Wharton Esherick Studio.

The tour guide had me at the garage and the workshop, which contrasted severely. The garage reflected both Esherick's quirkiness and his need to build cheaply. The workshop may have begun as Louis Kahn's hexagonal vision, but Esherick's insistence on adding curves and leaving the corners looking dovetailed gave me hope that even severe modernism can occasionally tone down to something more fun.


Esherick's log garade, with Kahn's workshop at right.

The studio, though, had a lot of power. The building itself was impressive (though I wonder about the concrete silo), and so much was still where it had been that it wasn't hard to imagine Esherick working and living there. Despite sending many of his pieces on their way to the world, his work was still very present.

The tour made it much more present by inviting us to touch the wooden pieces. Those surfaces were somehow soft, despite obviously being wood. The edges, the finish, the surfaces - all played with the shapes. Technical and design mastery, yes, but also a sense of comfort.

Esherick started out as a painter, took up carving to decorate his frames and create his woodcuts, and then shifted from carver to sculptor and builder. I'm not sure the shift in his furniture from surface decoration to sculptural form is the necessary evolution many modernists seem to praise, but it certainly reflects a change in scale.


Woodblock, The Bath.

The studio compresses that story into a building and its contents. Because the studio was a combination of where he had worked, lived, and displayed his projects, it was easy to see how the pieces came together. It was even easy, in the case of his desks, to see the similarities that still unified his pieces despite the shift from surface decoration to form. He still liked a similar style of drawer, avoided hardware pulls, preferred softened edges, and achieved a luminous glow in the finish.

The inside of the building is in many ways magical, from the famous spiral staircase to the latches to the kitchen floor made of scrap boards of fruitwood. The copper sinks fit perfectly. The only things that felt to me to be out of place were a linoleum floor in the final kitchen extension and the (completely justified by water) shift to polyurethane finishes in the kitchen. The spaces, both large and small, feel intimate, explorable, and cozy.

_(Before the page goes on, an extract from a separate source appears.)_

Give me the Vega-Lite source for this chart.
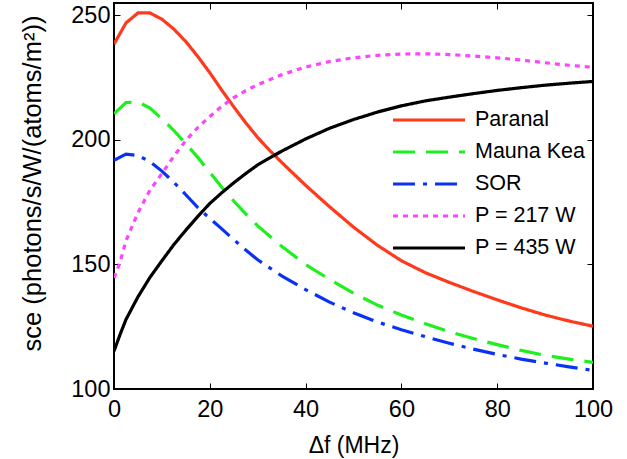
{
  "$schema": "https://vega.github.io/schema/vega-lite/v6.json",
  "width": 479,
  "height": 386,
  "autosize": {"type": "none"},
  "padding": {"left": 114, "top": 3, "right": 34, "bottom": 70},
  "background": "white",
  "config": {
    "view": {"stroke": "black", "strokeWidth": 2},
    "font": "Liberation Sans",
    "axis": {
      "grid": false,
      "domain": false,
      "tickColor": "black",
      "tickWidth": 1,
      "labelColor": "black",
      "labelFont": "Liberation Sans",
      "labelFontSize": 23.5,
      "labelFlush": false,
      "titleFont": "Liberation Sans",
      "titleFontSize": 23,
      "titleFontWeight": "normal",
      "titleColor": "black"
    },
    "legend": {
      "labelFont": "Liberation Sans",
      "labelFontSize": 21.5,
      "labelColor": "black"
    }
  },
  "data": {
    "values": [
      {"series": "Paranal", "f": 0, "s": 238.5},
      {"series": "Paranal", "f": 2.5, "s": 247},
      {"series": "Paranal", "f": 5, "s": 251},
      {"series": "Paranal", "f": 7.5, "s": 251},
      {"series": "Paranal", "f": 10, "s": 248.5},
      {"series": "Paranal", "f": 12.5, "s": 244.5},
      {"series": "Paranal", "f": 15, "s": 239.5},
      {"series": "Paranal", "f": 17.5, "s": 233.5},
      {"series": "Paranal", "f": 20, "s": 227},
      {"series": "Paranal", "f": 22.5, "s": 220},
      {"series": "Paranal", "f": 25, "s": 213.3},
      {"series": "Paranal", "f": 27.5, "s": 206.9},
      {"series": "Paranal", "f": 30, "s": 201},
      {"series": "Paranal", "f": 32.5, "s": 195.8},
      {"series": "Paranal", "f": 35, "s": 191},
      {"series": "Paranal", "f": 40, "s": 181.8},
      {"series": "Paranal", "f": 45, "s": 173.2},
      {"series": "Paranal", "f": 50, "s": 165},
      {"series": "Paranal", "f": 55, "s": 157.7},
      {"series": "Paranal", "f": 60, "s": 151.5},
      {"series": "Paranal", "f": 65, "s": 146.7},
      {"series": "Paranal", "f": 70, "s": 142.8},
      {"series": "Paranal", "f": 75, "s": 139.2},
      {"series": "Paranal", "f": 80, "s": 135.8},
      {"series": "Paranal", "f": 85, "s": 132.6},
      {"series": "Paranal", "f": 90, "s": 129.7},
      {"series": "Paranal", "f": 95, "s": 127.3},
      {"series": "Paranal", "f": 100, "s": 125.2},
      {"series": "Mauna Kea", "f": 0, "s": 210.5},
      {"series": "Mauna Kea", "f": 2.5, "s": 215},
      {"series": "Mauna Kea", "f": 5, "s": 215.3},
      {"series": "Mauna Kea", "f": 7.5, "s": 212.8},
      {"series": "Mauna Kea", "f": 10, "s": 208.5},
      {"series": "Mauna Kea", "f": 12.5, "s": 203.8},
      {"series": "Mauna Kea", "f": 15, "s": 198.5},
      {"series": "Mauna Kea", "f": 17.5, "s": 193},
      {"series": "Mauna Kea", "f": 20, "s": 187},
      {"series": "Mauna Kea", "f": 22.5, "s": 181},
      {"series": "Mauna Kea", "f": 25, "s": 175.5},
      {"series": "Mauna Kea", "f": 27.5, "s": 170.3},
      {"series": "Mauna Kea", "f": 30, "s": 165.5},
      {"series": "Mauna Kea", "f": 35, "s": 157.3},
      {"series": "Mauna Kea", "f": 40, "s": 150},
      {"series": "Mauna Kea", "f": 45, "s": 144},
      {"series": "Mauna Kea", "f": 50, "s": 138.5},
      {"series": "Mauna Kea", "f": 55, "s": 133.7},
      {"series": "Mauna Kea", "f": 60, "s": 129.7},
      {"series": "Mauna Kea", "f": 65, "s": 126.2},
      {"series": "Mauna Kea", "f": 70, "s": 123},
      {"series": "Mauna Kea", "f": 75, "s": 120.3},
      {"series": "Mauna Kea", "f": 80, "s": 117.8},
      {"series": "Mauna Kea", "f": 85, "s": 115.5},
      {"series": "Mauna Kea", "f": 90, "s": 113.5},
      {"series": "Mauna Kea", "f": 95, "s": 112},
      {"series": "Mauna Kea", "f": 100, "s": 110.7},
      {"series": "SOR", "f": 0, "s": 191.8},
      {"series": "SOR", "f": 2.5, "s": 194.3},
      {"series": "SOR", "f": 5, "s": 193.8},
      {"series": "SOR", "f": 7.5, "s": 191.3},
      {"series": "SOR", "f": 10, "s": 187.5},
      {"series": "SOR", "f": 12.5, "s": 183},
      {"series": "SOR", "f": 15, "s": 178},
      {"series": "SOR", "f": 17.5, "s": 172.8},
      {"series": "SOR", "f": 20, "s": 168.5},
      {"series": "SOR", "f": 22.5, "s": 164.3},
      {"series": "SOR", "f": 25, "s": 160},
      {"series": "SOR", "f": 27.5, "s": 155.8},
      {"series": "SOR", "f": 30, "s": 151.9},
      {"series": "SOR", "f": 35, "s": 145.4},
      {"series": "SOR", "f": 40, "s": 139.9},
      {"series": "SOR", "f": 45, "s": 134.9},
      {"series": "SOR", "f": 50, "s": 130.6},
      {"series": "SOR", "f": 55, "s": 126.9},
      {"series": "SOR", "f": 60, "s": 123.8},
      {"series": "SOR", "f": 65, "s": 121},
      {"series": "SOR", "f": 70, "s": 118.4},
      {"series": "SOR", "f": 75, "s": 116},
      {"series": "SOR", "f": 80, "s": 113.9},
      {"series": "SOR", "f": 85, "s": 112},
      {"series": "SOR", "f": 90, "s": 110.4},
      {"series": "SOR", "f": 95, "s": 108.9},
      {"series": "SOR", "f": 100, "s": 107.5},
      {"series": "P = 217 W", "f": 0, "s": 144.6},
      {"series": "P = 217 W", "f": 1.25, "s": 150.8},
      {"series": "P = 217 W", "f": 2.5, "s": 159.5},
      {"series": "P = 217 W", "f": 5, "s": 170.8},
      {"series": "P = 217 W", "f": 7.5, "s": 179.8},
      {"series": "P = 217 W", "f": 10, "s": 186.5},
      {"series": "P = 217 W", "f": 12.5, "s": 193.5},
      {"series": "P = 217 W", "f": 15, "s": 199.8},
      {"series": "P = 217 W", "f": 17.5, "s": 205},
      {"series": "P = 217 W", "f": 20, "s": 209.4},
      {"series": "P = 217 W", "f": 22.5, "s": 213.5},
      {"series": "P = 217 W", "f": 25, "s": 217},
      {"series": "P = 217 W", "f": 27.5, "s": 219.8},
      {"series": "P = 217 W", "f": 30, "s": 222.2},
      {"series": "P = 217 W", "f": 35, "s": 226.2},
      {"series": "P = 217 W", "f": 40, "s": 229.3},
      {"series": "P = 217 W", "f": 45, "s": 231.5},
      {"series": "P = 217 W", "f": 50, "s": 233},
      {"series": "P = 217 W", "f": 55, "s": 234},
      {"series": "P = 217 W", "f": 60, "s": 234.5},
      {"series": "P = 217 W", "f": 65, "s": 234.6},
      {"series": "P = 217 W", "f": 70, "s": 234.3},
      {"series": "P = 217 W", "f": 75, "s": 233.7},
      {"series": "P = 217 W", "f": 80, "s": 233},
      {"series": "P = 217 W", "f": 85, "s": 232.1},
      {"series": "P = 217 W", "f": 90, "s": 231},
      {"series": "P = 217 W", "f": 95, "s": 230},
      {"series": "P = 217 W", "f": 100, "s": 229.2},
      {"series": "P = 435 W", "f": 0, "s": 115.2},
      {"series": "P = 435 W", "f": 1.25, "s": 121.8},
      {"series": "P = 435 W", "f": 2.5, "s": 127.9},
      {"series": "P = 435 W", "f": 5, "s": 137},
      {"series": "P = 435 W", "f": 7.5, "s": 144.8},
      {"series": "P = 435 W", "f": 10, "s": 151.5},
      {"series": "P = 435 W", "f": 12.5, "s": 158},
      {"series": "P = 435 W", "f": 15, "s": 163.8},
      {"series": "P = 435 W", "f": 17.5, "s": 169.3},
      {"series": "P = 435 W", "f": 20, "s": 174.5},
      {"series": "P = 435 W", "f": 22.5, "s": 178.8},
      {"series": "P = 435 W", "f": 25, "s": 182.8},
      {"series": "P = 435 W", "f": 27.5, "s": 186.5},
      {"series": "P = 435 W", "f": 30, "s": 190},
      {"series": "P = 435 W", "f": 35, "s": 195.5},
      {"series": "P = 435 W", "f": 40, "s": 200.4},
      {"series": "P = 435 W", "f": 45, "s": 204.7},
      {"series": "P = 435 W", "f": 50, "s": 208.2},
      {"series": "P = 435 W", "f": 55, "s": 211.2},
      {"series": "P = 435 W", "f": 60, "s": 213.7},
      {"series": "P = 435 W", "f": 65, "s": 215.7},
      {"series": "P = 435 W", "f": 70, "s": 217.2},
      {"series": "P = 435 W", "f": 75, "s": 218.6},
      {"series": "P = 435 W", "f": 80, "s": 219.9},
      {"series": "P = 435 W", "f": 85, "s": 221},
      {"series": "P = 435 W", "f": 90, "s": 222},
      {"series": "P = 435 W", "f": 95, "s": 222.8},
      {"series": "P = 435 W", "f": 100, "s": 223.5}
    ]
  },
  "layer": [
    {
      "mark": {"type": "line", "strokeWidth": 3.2, "strokeCap": "butt", "clip": true},
      "encoding": {
        "x": {
          "field": "f", "type": "quantitative",
          "scale": {"domain": [0, 100], "nice": false},
          "axis": {"orient": "bottom", "values": [0, 20, 40, 60, 80, 100], "tickSize": -6, "labelPadding": 14, "title": "Δf (MHz)", "titlePadding": 14}
        },
        "y": {
          "field": "s", "type": "quantitative",
          "scale": {"domain": [100, 255], "nice": false, "zero": false},
          "axis": {"orient": "left", "values": [100, 150, 200, 250], "tickSize": -6, "labelPadding": 10, "title": "sce  (photons/s/W/(atoms/m²))", "titleFontSize": 25.5, "titlePadding": 25, "titleY": 180}
        },
        "color": {
          "field": "series", "type": "nominal",
          "scale": {
            "domain": ["Paranal", "Mauna Kea", "SOR", "P = 217 W", "P = 435 W"],
            "range": ["#ff3a1c", "#1ef01e", "#0a32f5", "#ff44ff", "#000000"]
          },
          "legend": {
            "title": null,
            "orient": "none",
            "legendX": 277,
            "legendY": 105,
            "symbolType": "stroke",
            "symbolSize": 5184,
            "symbolStrokeWidth": 3.2,
            "labelOffset": 8,
            "clipHeight": 24,
            "rowPadding": 8
          }
        },
        "strokeDash": {
          "field": "series", "type": "nominal",
          "scale": {
            "domain": ["Paranal", "Mauna Kea", "SOR", "P = 217 W", "P = 435 W"],
            "range": [[1, 0], [22, 11], [22, 8, 4, 8], [5, 5], [1, 0]]
          },
          "legend": {
            "title": null,
            "orient": "none",
            "legendX": 277,
            "legendY": 105,
            "symbolType": "stroke",
            "symbolSize": 5184,
            "symbolStrokeWidth": 3.2,
            "labelOffset": 8,
            "clipHeight": 24,
            "rowPadding": 8
          }
        }
      }
    },
    {
      "mark": {"type": "line", "opacity": 0},
      "encoding": {
        "x": {
          "field": "f", "type": "quantitative",
          "axis": {"orient": "top", "values": [0, 20, 40, 60, 80, 100], "tickSize": -6, "labels": false, "title": null}
        },
        "y": {
          "field": "s", "type": "quantitative",
          "axis": {"orient": "right", "values": [100, 150, 200, 250], "tickSize": -6, "labels": false, "title": null}
        },
        "detail": {"field": "series"}
      }
    }
  ],
  "resolve": {"axis": {"x": "independent", "y": "independent"}}
}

Though Esherick wasn't an architect, the choices he made in building the house and the log garage almost created a building that seems like it belong there. The concrete silo seems an odd departure, despite its supposedly autumn pigments, as does the Louis Kahn hexagons shop. At least when he played with the materials of architectural modernism, he made sure the play was evident. I'm not sure either of those is enough to make those attractive, but both were steps outside of him usual work.

The studio and especially the house have me rethinking the way I look at both furniture and carving. Esherick's willingness to explore rounded shapes - concave and convex in multiple dimensions - reinforces my interest in looking beyond square. I don't plan to abandon visible hardware completely, but his desks in particular have me rethinking how components should fit. On the carving side, I still want to explore surface decoration, and in fact I'm inspired by both his frames and his woodcuts. In many ways, I find the early Esherick more compelling, but I love the way that all the pieces came together.


Esherick desk, lit in darkness.

I'll have to go back sometime, bringing a better camera than a cellphone with a crack in the lens. If you'd like to see more, definitely go there. If you can't get there easily, this book conveys as much as can be done in print.